Denizlerimizde eski balık çeşitliliği ve bereketinin kalmadığını biliyoruz. Merak ettik ve işin erbabı olan balıkçılara “
Balık bereketini ne etkiledi?” diye sorduk; yanıtları ise şöyle: “BOĞAZ’DAKİ TANKER YANGINLARI BALIK NESLİNİ ETKİLEDİ”
“İstanbul Boğazı’nda çeşitli doğa olayları ve kazalar yaşandı. Bunlardan birisi olan 1954 yılındaki buzlanma, balık neslini etkilemedi. Ama 60’lı yıllarda Sarayburnu açıklarında yanan Peter Zamanaviç ve Miladov isimli tankerlerden sızan kimyasallar ise balık neslini etkiledi. İndeperdenta da Selviburnu’nda 6 ay yandı. Paşabahçe koyunda balık kat kat av verdi. Kılıç, torik, kofana ve palamut göç balıklarıdır. Bu felaketler göç balıkları üzerinde etkili oldu ve doğal dengeyi bozdu.
İstanbul’un sanayi kenti olması ve tüm sanayinin ilk aşamada denizin etrafından yapılanması, atıkların denize bırakılması, artan nüfusla birlikte çoğaldı. Deniz zamanla balçık halini aldı. Yöneticiler ve işletme sahipleri de bu hatanın farkına varınca, fabrikalar buralardan şehir dışına taşındı. 

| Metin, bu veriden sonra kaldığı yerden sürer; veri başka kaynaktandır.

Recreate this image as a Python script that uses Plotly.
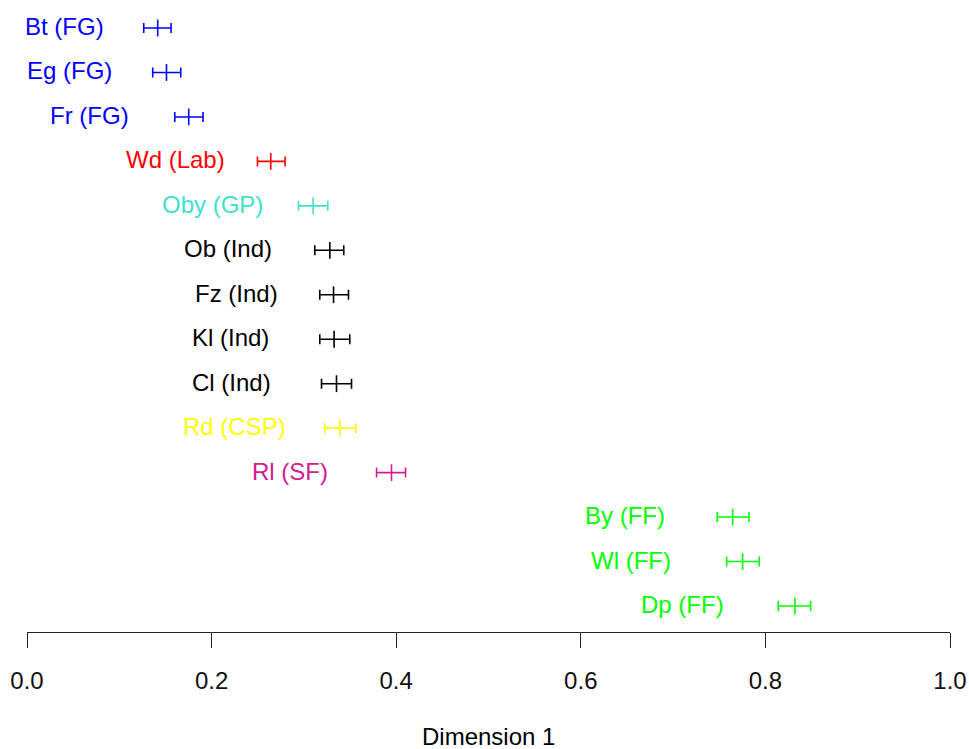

AŞIRI AVLANMA BEREKETİ GÖTÜRDÜ
Aşırı avlanma, gırgır ve trolle avcılık, balık neslini olumsuz etkiledi. Yumurtlayan balığın trolle avlanmaması gerekirdi. Balık yataklarının üzerinde gemiler bekledi, istasyonları yolun üzerinde oldu. Su üzerindeki trafik arttı. Orkinos başta olmak üzere Boğaz’da balık da kalmadı.” Balıkçıların bundan sonra yapılacaklarla ilgili önerisi ise
“Büyük deniz avları ve teknelerdeki teknolojik cihazların kullanımı, Pasifik Okyanusu’ndaki gibi devlet tarafından denetlenmeli. İthaline izin verilmemeli.” oldu.